Scientific classification
- Kingdom: Animalia
- Phylum: Chordata
- Class: Actinopterygii
- Order: Blenniiformes
- Family: Pseudochromidae
- Genus: Congrogadus
- Species: C. subducens
- Binomial name: Congrogadus subducens (Richardson, 1843)
- Synonyms: Machaerium subducens Richardson, 1843; Machaerium nebulatum Bleeker, 1852; Congrogadus nebulatus (Bleeker, 1852); Machaerium reticulatum Bleeker, 1853; Congrogadus reticulatus (Bleeker, 1853); Stenophus marmoratus Castelnau, 1875; Stenophus obscurus Castelnau, 1875; Hierichthys encryptes D.S. Jordan & Fowler, 1902; Congrogadus encryptes (D.S. Jordan & Fowler, 1902);

= Congrogadus subducens =

- Authority: (Richardson, 1843)
- Conservation status: LC
- Synonyms: Machaerium subducens Richardson, 1843, Machaerium nebulatum Bleeker, 1852, Congrogadus nebulatus (Bleeker, 1852), Machaerium reticulatum Bleeker, 1853, Congrogadus reticulatus (Bleeker, 1853), Stenophus marmoratus Castelnau, 1875, Stenophus obscurus Castelnau, 1875, Hierichthys encryptes D.S. Jordan & Fowler, 1902, Congrogadus encryptes (D.S. Jordan & Fowler, 1902)

Species of fish

The carpet eel-blenny (Congrogadus subducens), also known as the green wolf eel or green wolf eel blenny, is a relatively large species of dottyback found in coastal parts of the Indo-West Pacific, including coral reefs, among rocks, seagrass beds, and tidal flats, and in brackish habitats. Despite the common names, it is unrelated to the true wolf eel of the North Pacific, the true eel of the order Anguilliformes, and the true blennies of the suborder Blennioidei.

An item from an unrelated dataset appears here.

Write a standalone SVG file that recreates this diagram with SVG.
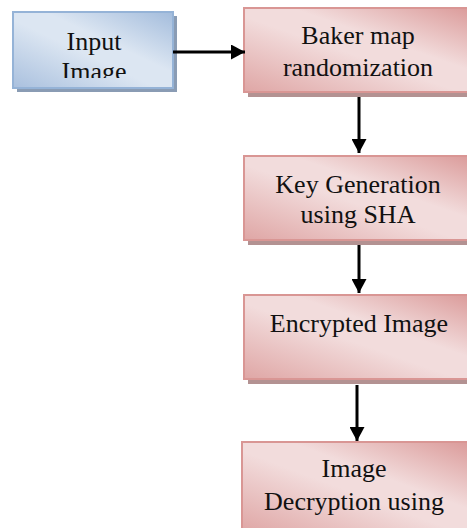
<svg xmlns="http://www.w3.org/2000/svg" width="467" height="528" viewBox="0 0 467 528">
  <defs>
    <linearGradient id="gBlue" x1="0" y1="1" x2="1" y2="0">
      <stop offset="0" stop-color="#a9c0de"/>
      <stop offset="0.45" stop-color="#dce6f2"/>
      <stop offset="0.6" stop-color="#dce6f2"/>
      <stop offset="1" stop-color="#a3bcdc"/>
    </linearGradient>
    <linearGradient id="gRed" x1="0" y1="1" x2="1" y2="0">
      <stop offset="0" stop-color="#dfa6a5"/>
      <stop offset="0.45" stop-color="#f2dcdc"/>
      <stop offset="0.6" stop-color="#f2dcdc"/>
      <stop offset="1" stop-color="#d99695"/>
    </linearGradient>
    <clipPath id="clipInput">
      <rect x="14" y="13" width="158" height="65"/>
    </clipPath>
    <marker id="arrow" markerWidth="15" markerHeight="15" refX="14" refY="7.5" orient="auto" markerUnits="userSpaceOnUse">
      <path d="M0,0 L14,7.5 L0,15 Z" fill="#000"/>
    </marker>
  </defs>
  <style>
    .shadowBlue { fill: #8a9cb4; }
    .shadowRed { fill: #b39292; }
    .boxBlue { fill: url(#gBlue); stroke: #95b3d7; stroke-width: 2; }
    .boxRed { fill: url(#gRed); stroke: #d99694; stroke-width: 2; }
    .label { font-family: "Liberation Serif", "Times New Roman", serif; font-size: 26px; fill: #111; text-anchor: middle; }
    .conn { stroke: #000; stroke-width: 3; fill: none; marker-end: url(#arrow); }
  </style>
  <rect width="467" height="528" fill="#fff"/>

  <g id="input-image">
    <rect class="shadowBlue" x="17" y="16" width="160" height="76"/>
    <rect class="boxBlue" x="13" y="12" width="160" height="76"/>
    <g clip-path="url(#clipInput)">
      <text class="label" x="94" y="50">Input</text>
      <text class="label" x="94" y="80">Image</text>
    </g>
  </g>

  <g id="baker-map">
    <rect class="shadowRed" x="248" y="13" width="240" height="84"/>
    <rect class="boxRed" x="244" y="8" width="240" height="84"/>
    <text class="label" x="358" y="44">Baker map</text>
    <text class="label" x="358" y="76">randomization</text>
  </g>

  <g id="key-generation">
    <rect class="shadowRed" x="248" y="161" width="240" height="84"/>
    <rect class="boxRed" x="244" y="156" width="240" height="84"/>
    <text class="label" x="358" y="193">Key Generation</text>
    <text class="label" x="358" y="223">using SHA</text>
  </g>

  <g id="encrypted-image">
    <rect class="shadowRed" x="248" y="300" width="240" height="84"/>
    <rect class="boxRed" x="244" y="295" width="240" height="84"/>
    <text class="label" x="359" y="332">Encrypted Image</text>
  </g>

  <g id="image-decryption">
    <rect class="shadowRed" x="246" y="447" width="240" height="90"/>
    <rect class="boxRed" x="242" y="442" width="240" height="90"/>
    <text class="label" x="354" y="477">Image</text>
    <text class="label" x="354" y="510">Decryption using</text>
  </g>

  <g id="connectors">
    <path class="conn" d="M173,52 H245"/>
    <path class="conn" d="M359,97 V153"/>
    <path class="conn" d="M359,245 V293"/>
    <path class="conn" d="M357,385 V441"/>
  </g>
</svg>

It is the largest dottyback, reaching up to 45 cm in length. Its colour is very variable (green, brown, black, or bluish; often with spots or blotches) and the carpet eel-blenny can change it to match the surroundings.

The carpet eel-blenny occasionally makes its way into the marine aquarium trade, but it is predatory and eats crustaceans and smaller fish.